Fundamentally Transformed: City after City Seeing Rising Crime Rates

Despite this, the study showed that “officers took significantly longer to shoot armed black suspects than armed white suspects.”  On average, the officers took 0.23 seconds longer to shoot an armed black suspect than an armed white suspect.  Of the unarmed suspects, whites were shot 54 times but blacks only twice.  Adjusting for the actual ratio of blacks to whites among the suspects, the researchers found that “officers were slightly more than three times less likely to shoot unarmed black suspects than unarmed white suspects.”  One of the researchers, Lois James, summed it up nicely.  “These findings,” she said, “call into question the validity of the widespread assumption that implicit racial bias is the cause of the disproportionate number of racial minorities in officer-involved shootings.”

James believes the difference detected can be traced to officers’ fears of the “consequences of shooting a member of a historically oppressed racial group…paired with the awareness of media backlash that follows an officer shooting a minority suspect.”

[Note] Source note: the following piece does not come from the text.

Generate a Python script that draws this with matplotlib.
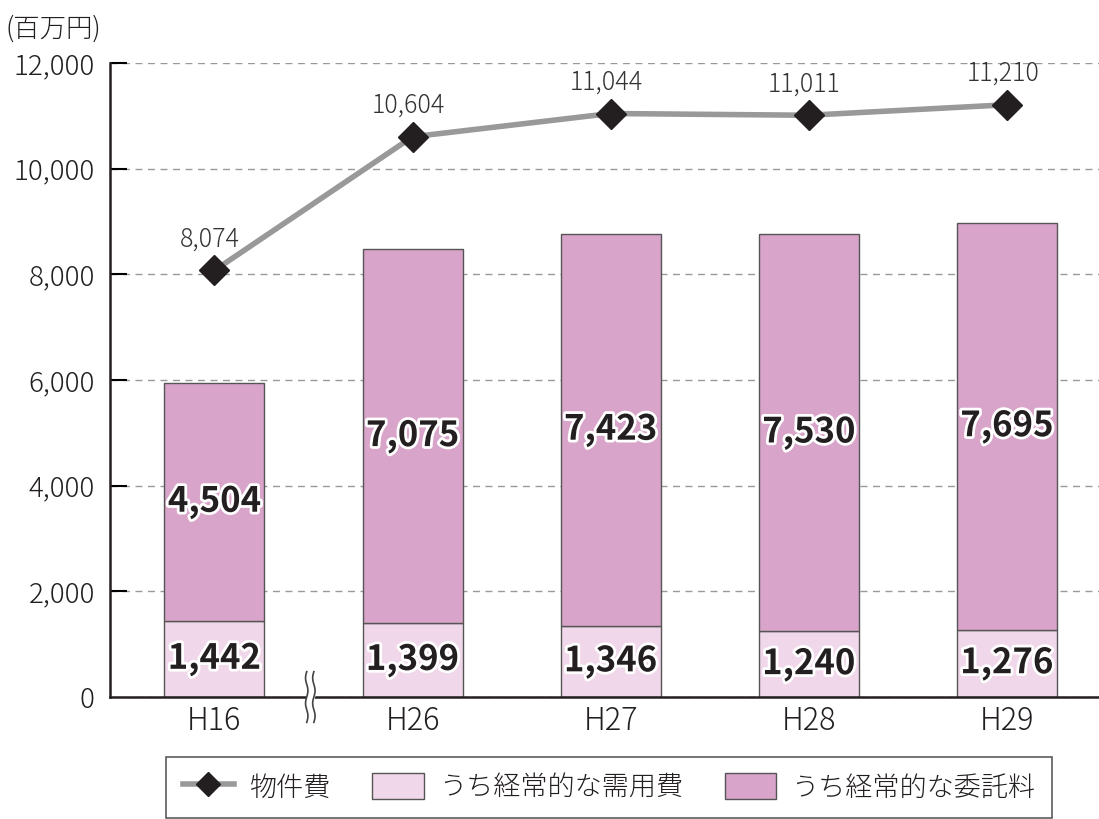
import numpy as np
import matplotlib.pyplot as plt
import matplotlib.patheffects as pe
from matplotlib.lines import Line2D
from matplotlib.patches import Patch
import matplotlib.transforms as mtransforms

plt.rcParams['font.family'] = ['Noto Sans CJK JP', 'DejaVu Sans']

years = ["H16", "H26", "H27", "H28", "H29"]
supplies = [1442, 1399, 1346, 1240, 1276]      # うち経常的な需用費
outsourcing = [4504, 7075, 7423, 7530, 7695]   # うち経常的な委託料
total = [8074, 10604, 11044, 11011, 11210]     # 物件費

yticks = [0, 2000, 4000, 6000, 8000, 10000, 12000]
ytick_labels = ["0", "2,000", "4,000", "6,000", "8,000", "10,000", "12,000"]

LOW_COLOR = "#F0D8EA"
HIGH_COLOR = "#D8A4C9"
LINE_COLOR = "#999999"
TEXT_COLOR = "#231F20"

fig = plt.figure(figsize=(10.99, 8.19), dpi=100)
ax = fig.add_axes([110 / 1099, 1 - 697 / 819, 1 - 110 / 1099, (697 - 63) / 819])

x = np.arange(len(years))
ax.bar(x, supplies, width=0.505, color=LOW_COLOR, edgecolor="#555555", linewidth=1.0, zorder=2)
ax.bar(x, outsourcing, width=0.505, bottom=supplies, color=HIGH_COLOR,
       edgecolor="#555555", linewidth=1.0, zorder=2)
ax.plot(x, total, color=LINE_COLOR, linewidth=4, marker="D", markersize=15,
        markerfacecolor=TEXT_COLOR, markeredgecolor=TEXT_COLOR, zorder=4)

stroke = [pe.withStroke(linewidth=4, foreground="white")]
for i in range(len(years)):
    ax.text(x[i], supplies[i] / 2, f"{supplies[i]:,}", ha="center", va="center",
            fontsize=25, fontweight="bold", color=TEXT_COLOR, path_effects=stroke, zorder=5)
    ax.text(x[i], supplies[i] + outsourcing[i] / 2, f"{outsourcing[i]:,}", ha="center",
            va="center", fontsize=25, fontweight="bold", color=TEXT_COLOR,
            path_effects=stroke, zorder=5)
    ax.annotate(f"{total[i]:,}", (x[i], total[i]), xytext=(-3, 13), textcoords="offset points",
                ha="center", va="bottom", fontsize=18, fontweight="light",
                color="#333333", zorder=5)

ax.set_xlim(-0.527, 4.465)
ax.set_ylim(0, 12000)
ax.set_xticks(x)
ax.set_xticklabels(years, fontsize=22, color=TEXT_COLOR, fontweight="light")
ax.set_yticks(yticks)
ax.set_yticklabels(ytick_labels, fontsize=20, color=TEXT_COLOR, fontweight="light")
ax.tick_params(axis="y", direction="in", length=12, width=1.5, pad=11)
ax.tick_params(axis="x", length=0, pad=6)
ax.yaxis.get_major_ticks()[0].tick1line.set_visible(False)

ax.grid(axis="y", linestyle=(0, (5, 4)), color="#999999", linewidth=1, zorder=0)
ax.set_axisbelow(True)
for s in ["top", "right"]:
    ax.spines[s].set_visible(False)
for s in ["left", "bottom"]:
    ax.spines[s].set_linewidth(1.8)
    ax.spines[s].set_color(TEXT_COLOR)

# axis break marks between H16 and H26
trans = mtransforms.blended_transform_factory(ax.transData, ax.transAxes)
t = np.linspace(-0.04, 0.04, 60)
wave = 0.006 * np.sin(t / 0.04 * 2 * np.pi)
ax.fill_betweenx(t, 0.466 + wave, 0.502 + wave, color="white", transform=trans,
                 clip_on=False, zorder=6)
for x0 in (0.466, 0.502):
    ax.plot(x0 + wave, t, color="#444444", linewidth=1.2, transform=trans,
            clip_on=False, zorder=7)

fig.text(6 / 1099, 1 - 29 / 819, "(百万円)", fontsize=19, color=TEXT_COLOR, va="center",
         ha="left", fontweight="light")

handles = [
    Line2D([0], [0], color=LINE_COLOR, linewidth=4, marker="D", markersize=12,
           markerfacecolor=TEXT_COLOR, markeredgecolor=TEXT_COLOR),
    Patch(facecolor=LOW_COLOR, edgecolor="#555555", linewidth=1.0),
    Patch(facecolor=HIGH_COLOR, edgecolor="#555555", linewidth=1.0),
]
labels = ["物件費", "うち経常的な需用費", "うち経常的な委託料"]
leg = fig.legend(handles, labels, loc="upper center", bbox_to_anchor=(609 / 1099, 1 - 757 / 819),
                 ncol=3, fontsize=19.5, frameon=True, fancybox=False, edgecolor="#333333",
                 handlelength=1.9, handleheight=1.1, columnspacing=1.55, handletextpad=0.55,
                 borderpad=0.6, borderaxespad=0,
                 prop={"size": 19.5, "weight": "light"})
leg.get_frame().set_linewidth(1.2)
for txt in leg.get_texts():
    txt.set_color(TEXT_COLOR)

fig.savefig("out.png", dpi=100)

One doubts that the officers use terms like “historically oppressed racial group,” but so be it.  Remember, the study was conducted before the uproar that followed the Michael Brown shooting in Ferguson, which was not a singular event marking a sea change in police work, but was rather a highly charged and highly publicized example of a trend that began years ago.  Indeed, back in 2001 I concluded a column at National Review Online with a little prayer that summed up the police officer’s lot, then as now: “God, if I have to hurt someone today, please let it be a white guy.”